Ferrari has committed to a factory Le Mans Hypercar program, paving the way for the Italian marque to seek its first 24 Hours of Le Mans outright victory in over half a century.
Ferrari announced on Wednesday that it will develop an LMH car to race in the FIA World Endurance Championship’s Hypercar class from 2023.
Technical details of the vehicle and driver lineups have yet to be revealed, although Ferrari says that it has “kicked off” the design and simulation phases.
The green-light for an LMH program gives Ferrari the opportunity to pursue its first Le Mans overall win since 1965 with the 250 LM, and will coincide with 50 years since its last official factory participation in the top level of sports car racing.

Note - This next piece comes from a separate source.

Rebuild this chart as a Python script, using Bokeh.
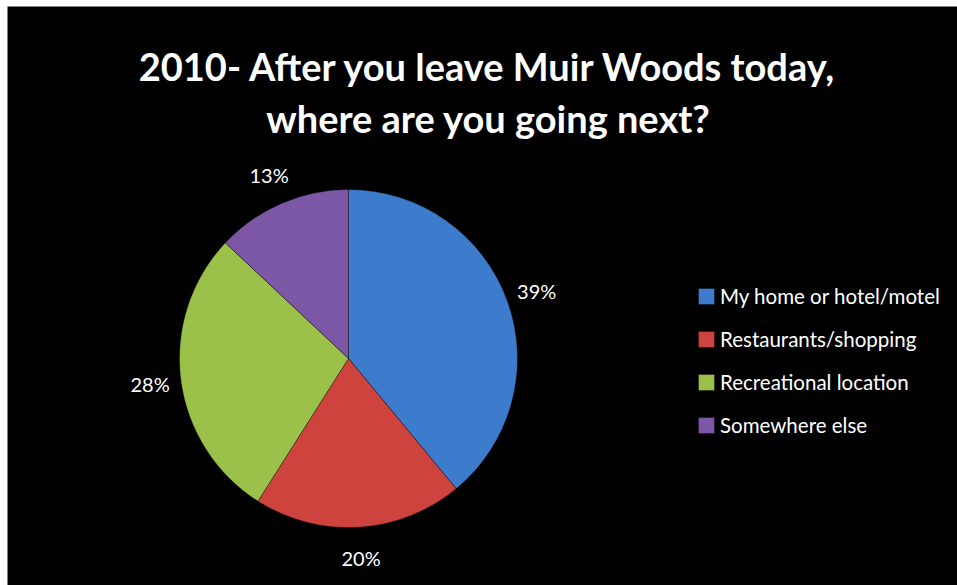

The most recent Ferrari-badged prototype was the Dallara-designed 333 SP which last contested Le Mans in 1999.
In the 21st century, Ferrari’s efforts in the French enduro have concentrated on the GT classes, both through customer teams and its own factory squad run by AF Corse.
The Ferrari works outfit clinched GTE-Pro honors at Le Mans in 2012, 2014 and most recently in 2019 with the Ferrari 488 GTE Evo (pictured).
Ferrari has not said how the introduction of a factory LMH program will affect its existing GT racing operations.
“In over 70 years of racing we have brought our cars with covered wheels to triumph on tracks all over the world, experimenting with cutting-edge technological solutions: innovations that come from the circuits and make every road car produced in Maranello,” said Ferrari President John Elkann.
“With the new Le Mans Hypercar program, Ferrari relaunches its sporting commitment and confirms its will to be a protagonist in the world motorsport championships of excellence.”
Ferrari’s decision to build a car to the Automobile Club de l’Ouest’s LMH rules comes after more than a year of deliberations about how it might embark on a prototype project.
It is understood to have been attracted to elements of both LMH and LMDh, such as the bespoke nature of the LMH rules in terms of car design, and the cost-cutting premise of the ACO-IMSA LMDh platform which has four designated base chassis providers.
Throughout its prototype racing exploration, Ferrari has placed importance on the need for a competition vehicle that can provide an identifiable link to its road cars, as well as a desire to manufacture as much of its own racing machine as possible.
Ferrari joins Toyota, Peugeot, Scuderia Cameron Glickenhaus and ByKolles in developing a car for LMH. Audi, Porsche and Acura have confirmed LMDh programs so far.